The counties that make up Los Angeles, Chicago, New York City, and Philadelphia shed a combined 2 million domestic residents from 2010 to 2018. For many years, these cities’ main source of population growth hasn’t been babies or even college graduates; it’s been immigrants. But like an archipelago of Ellis Islands, Manhattan and other wealthy downtown areas have become mere gateways into America and the labor force—“a temporary portal,” in the words of E. J. McMahon, the founder of the Empire Center for Public Policy. . .

But if big cities are shedding people, they’re growing in other ways—specifically, in wealth and workism. The richest 25 metro areas now account for more than half of the U.S. economy, according to an Axios analysis of government data. Rich cities particularly specialize in the new tech economy: Just five counties account for about half of the nation’s internet and web-portal jobs. Toiling to build this metropolitan wealth are young college graduates, many of them childless or without school-age children; that is, workers who are sufficiently unattached to family life that they can pour their lives into their careers.

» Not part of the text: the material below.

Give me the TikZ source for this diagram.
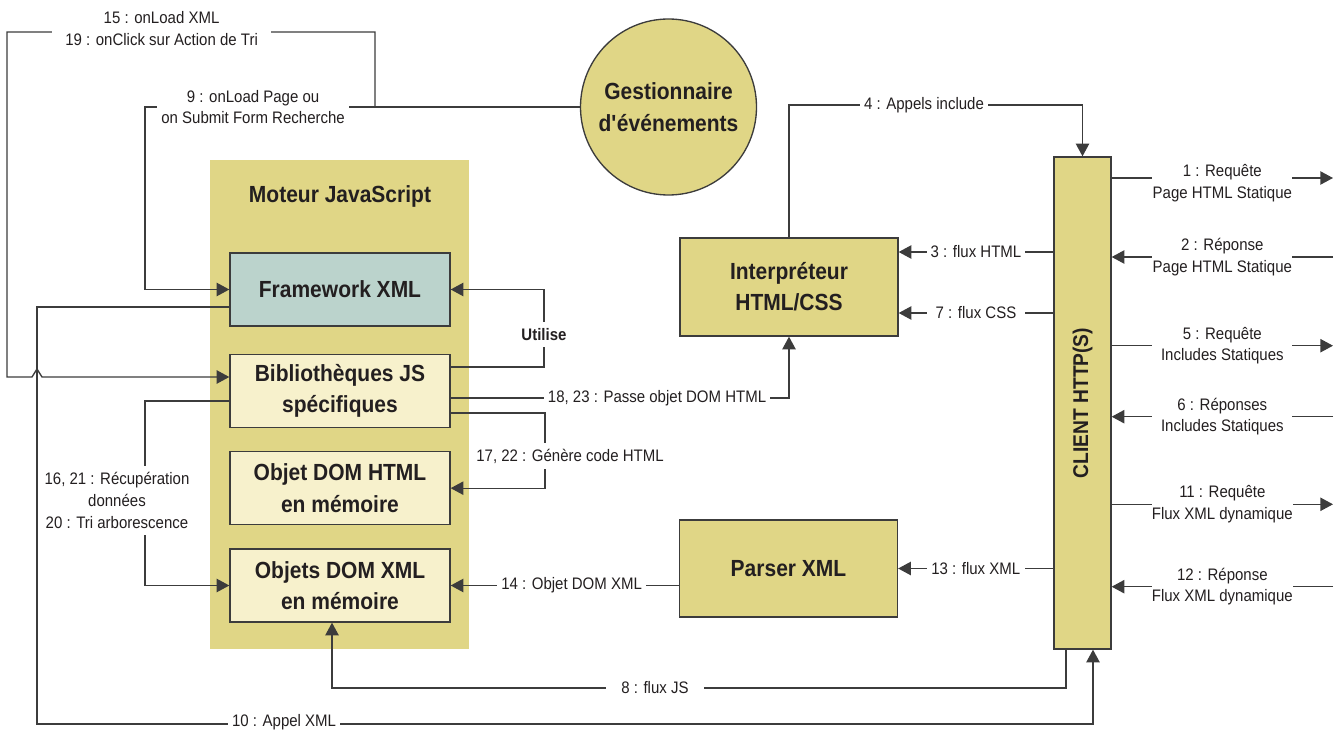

Cities have effectively traded away their children, swapping capital for kids. College graduates descend into cities, inhale fast-casual meals, emit the fumes of overwork, get washed, and bounce to smaller cities or the suburbs by the time their kids are old enough to spell. It’s a coast-to-coast trend: In Washington, D.C., the overall population has grown more than 20 percent this century, but the number of children under the age of 18 has declined. Meanwhile, San Francisco has the lowest share of children of any of the largest 100 cities in the U.S. . . .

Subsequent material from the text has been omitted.